In matters of Grace — the Chestnut Street, Portland, restaurant that went through an extraordinary transformation in 2009 from dilapidated Gothic church to stunning cathedral like dining hall — it's all about the space: colossal, striking, and wondrously gorgeous.
But something else has been added that was fleeting before: a tempting menu of imaginative dishes both sweet and savory under the direction of new chef, Peter Sueltenfuss who became head kitchen honcho this past August.
However, don’t dial up for a reservation without knowing this important fact: not all tables are created equal. There are only three choices for civilized dining in this otherworldly, spiritual room. They include anywhere along the 35-seat circular bar that gives you ringside seating to observe the scene; the banquettes that line both sides of the room — comfortable tables that are well spaced — and the upstairs gallery, which has a stunning bird’s eye view throughout the space.
What should be avoided are those tables that are flung into the middle of the room wedged up against poles — as graceful as a crook in your neck.
I see it as a serious design flaw — a breach, if you will, of feng shui. An easy solution would be to have large round tables to soften the setting rather than the current arrangement that makes one feel like the fifth wheel.
The management claims the look is all about austerity. I don’t know. When I go out to eat, asceticism is the wrong vibe, and I’d rather not feel as though I’m trapped in a Siberian halfway house with no way out.
I was there on the evening of the freakish pre-Halloween weekend snowstorm. With festivities of trick or treating underway a la Grace, a lively well-dressed party crowd started to pour in. This is a restaurant that begs to be full. When it’s not, it’s like dining with the Holy Grail.
The menu is intriguing American bistro fare. The concept is hardly ground-breaking but a newly inspired kitchen staff is striking the right culinary chord. Take, for example, a warm escarole salad with crispy sweet breads or local apples with smoked ricotta among some of the starter options. As for main courses, they’re equally compelling, from hanger steak in a mustard beer sauce to seared cod coddled by a watercress emulsion to comfort fare like a loin pork chop with grits and redeye gravy.
For a starter I chose the local pumpkin soup moistened with twirls of chestnut and pumpkin oils.
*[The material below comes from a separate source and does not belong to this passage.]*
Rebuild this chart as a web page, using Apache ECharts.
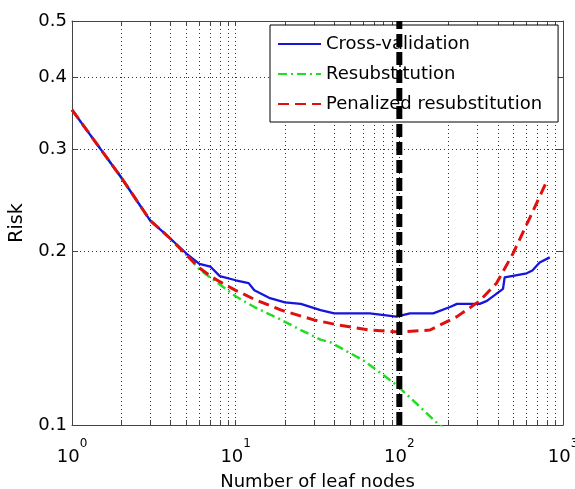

The puree was requisitely silken and satisfying though it could have benefitted from more intense pumpkin flavor.
For my main course I zeroed in on the chicken preparation. For me it’s my test dish of a kitchen’s ability for something so elemental. This version used the organic bird from the North Yarmouth producer Serendipity Farms, which is one of the best farm birds around — always moist with good, wholesome flavor. The breast was cut in the French manner along with the leg and thigh settled on a very tasty mélange of wild mushrooms, foie gras and chicken sausage and light strands of spätzle.
The meal show-stopper was dessert. Here was a wedge of smoked vanilla ice cream sitting on a cookie crust with wands of caramel. It was superb. I met the pastry chef, Ilma Lopez, during Harvest on the Harbor last month and sampled some of her creations, which were terrific.
Grace has come full circle since it opened. The food is on track to please in a dining room that is as impressive looking as the kitchen is alive with creativity. The space is often used for events, so don’t be surprised if you hit on a night when either the restaurant is booked or recovering from an earlier reception.